The overview
Countries of origin | Peru |
Producer | Efrain Carhuallocllo |
Altitude | 1700m |
Varietal | Caturra |
Process | Washed |
The producer
Efrain Carhuallocllo Salvador, a distinguished coffee producer from El Corazon village in the Chirinos district, operates a 4-hectare farm known for its innovation and meticulous management. A celebrated figure in Peru's coffee scene, Efrain secured 2nd place in Peru's inaugural Cup of Excellence competition, earning acclaim for what many considered the best coffee presented. Beyond this achievement, he has garnered numerous local and national awards, making him one of Peru's most lauded coffee producers. Specializing in Caturra (yellow and red) and Geisha varieties, Efrain produced 147 quintales of washed and natural coffee in 2022.
The coffee
Efrain's processing method involves resting the picked cherries for 48 hours, followed by depulping and a 72-hour fermentation in plastic bags. Post-fermentation, the coffee is washed and dried with exceptional care to ensure slow and even drying over approximately 15 days, facilitated by the use of temperature and humidity probes in the drying area.
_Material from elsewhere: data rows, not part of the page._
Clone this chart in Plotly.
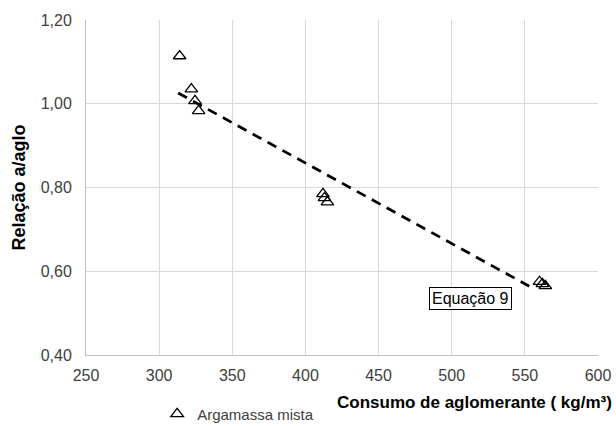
import numpy as np
import plotly.graph_objects as go

consumo = [314, 322, 324.5, 327, 412, 413, 415, 560, 562, 564]
relacao = [1.114, 1.035, 1.007, 0.983, 0.785, 0.775, 0.765, 0.575, 0.570, 0.565]
trend_range = [313, 553]
serie_nome = "Argamassa mista"
eq_label = "Equação 9"
x_title = "Consumo de aglomerante ( kg/m³)"
y_title = "Relação a/aglo"

coef = np.polyfit(consumo, relacao, 1)
trend_y = [coef[0] * v + coef[1] for v in trend_range]

FONT = "Liberation Sans, Arial, sans-serif"

fig = go.Figure()
fig.add_trace(go.Scatter(
    x=trend_range, y=trend_y, mode="lines",
    line=dict(color="black", width=2.75, dash="10px,7px"),
    showlegend=False, hoverinfo="skip"))
fig.add_trace(go.Scatter(
    x=consumo, y=relacao, mode="markers", name=serie_nome,
    marker=dict(symbol="triangle-up-open", size=11, color="black",
                line=dict(color="black", width=1.3))))

fig.add_annotation(x=512.5, y=0.534, xref="x", yref="y", text=eq_label,
                   showarrow=False, bordercolor="black", borderwidth=1,
                   borderpad=2, bgcolor="white",
                   font=dict(family=FONT, size=16, color="black"))
fig.add_annotation(x=1.031, y=-0.108, xref="paper", yref="paper",
                   text="<b>" + x_title + "</b>",
                   showarrow=False, xanchor="right", yanchor="top",
                   font=dict(family=FONT, size=17, color="black"))

fig.update_layout(
    width=616, height=426,
    margin=dict(l=86, r=18, t=20, b=71, autoexpand=False),
    paper_bgcolor="white", plot_bgcolor="white",
    font=dict(family=FONT, size=16, color="#404040"),
    showlegend=True,
    separators=",.",
    legend=dict(x=0.139, y=0.028, xanchor="left", yanchor="middle",
                yref="container",
                orientation="h", font=dict(size=15, color="#404040"),
                itemwidth=30, bgcolor="rgba(0,0,0,0)",
                tracegroupgap=0),
    xaxis=dict(range=[250, 600], dtick=50, tick0=250, showgrid=True,
               gridcolor="#d9d9d9", gridwidth=1, showline=True,
               linecolor="#bfbfbf", zeroline=False, ticks="",
               ticklabelstandoff=6,
               tickfont=dict(size=16, color="#404040")),
    yaxis=dict(range=[0.40, 1.20], dtick=0.2, tick0=0.4, showgrid=True,
               gridcolor="#d9d9d9", gridwidth=1, showline=True,
               linecolor="#bfbfbf", zeroline=False, ticks="",
               tickformat=".2f", ticklabelstandoff=10,
               title=dict(text="<b>" + y_title + "</b>",
                          font=dict(size=18, color="black"), standoff=10),
               tickfont=dict(size=16, color="#404040")),
)
fig.write_html("out.html")
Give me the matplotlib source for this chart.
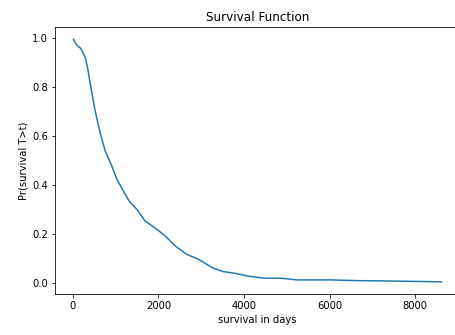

The district of Chirinos, within the San Ignacio province, is renowned for its high-quality coffee production. Enhanced connectivity and a vibrant town center have made Chirinos a key coffee trading hub. Despite the prevalence of middlemen and a focus on FTO certifications, there's an emerging interest in specialty coffee, led in part by local cooperatives advocating for quality. Nonetheless, many non-cooperative members face market access challenges and limited support for farm improvement. With altitudes exceeding 1700 masl and a heritage of pure Arabica varieties, Chirinos harbors untapped potential for quality enhancement. Strategic investments and minor modifications could enable producers to transcend low market prices, securing better compensation through quality-driven markets.
Why we love it
One of my absolute favourite origin countries is Peru. The high grown coffees offer complexity and sweetness.
Lynsey's Brew Guide
Water: 305g
Ratio: 1:17
I would recommend having this as a pourover, to savour all the complexity this coffee offers, grind it a little finer than usual to make the acidity pop.
Peruvian coffee history
Though coffee arrived in Peru in the 1700s, very little coffee was exported until the late 1800s. Until that point, most coffee produced in Peru was consumed locally. When coffee leaf rust hit Indonesia in the late 1800s, a country central to European coffee imports at the time, Europeans began searching elsewhere for their fix. Peru was a perfect option.
Interest in finding new locations for coffee production coincided with Peru defaulting on a loan from the British government. The Peruvian government gave England over 2 million hectares of land as restitution. The British quickly converted a full quarter of that land into agricultural production and contributed to increasing exports.
Regions of Peru
Today, coffee production is widespread along the eastern slope of the Andes; however, production is concentrated in three main growing areas: Amazonas, San Martín and Chanchamayo. Coffee production previously was most pronounced in Chanchamayo (Central Highlands), which used to produce around 70% of the country’s total crop. The arrival of Coffee Leaf Rust (CLR) had a devastating impact on the region’s production, which has still not recovered.
Currently, the northern highlands of the Amazonas and San Martín regions now account for around 47% of national production. In recent years, many warehouses and mills have opened in Amazonas, San Martín and Cajamarca, further reinforcing this trend.
Farmers in Peru usually process their coffee on their own farms using the Fully washed method. Cherry is usually pulped, fermented and dried in the sun. Traditionally, smaller farmers would use tarps laid on the ground or under the roof of their homes. Increasingly, cooperatives are establishing centralized drying facilities – usually raised beds or drying sheds where members are encouraged to dry their parchment. Some farmers are beginning to adopt these practices on their own farms, and drying greenhouses and parabolic beds are becoming more common as farmers pivot towards specialty markets.
After drying, coffee will then be sold in parchment to the cooperative. Producers who are not members of a cooperative often have the opportunity to sell on to cooperatives, as well.
The remoteness of farms combined with their small size means that producers need either middlemen or cooperatives to help get their coffee to market. Cooperative membership protects farmers greatly from exploitation and can make a huge difference to income from coffee. Nonetheless, currently, only around 15-25% of smallholder farmers have joined a coop group.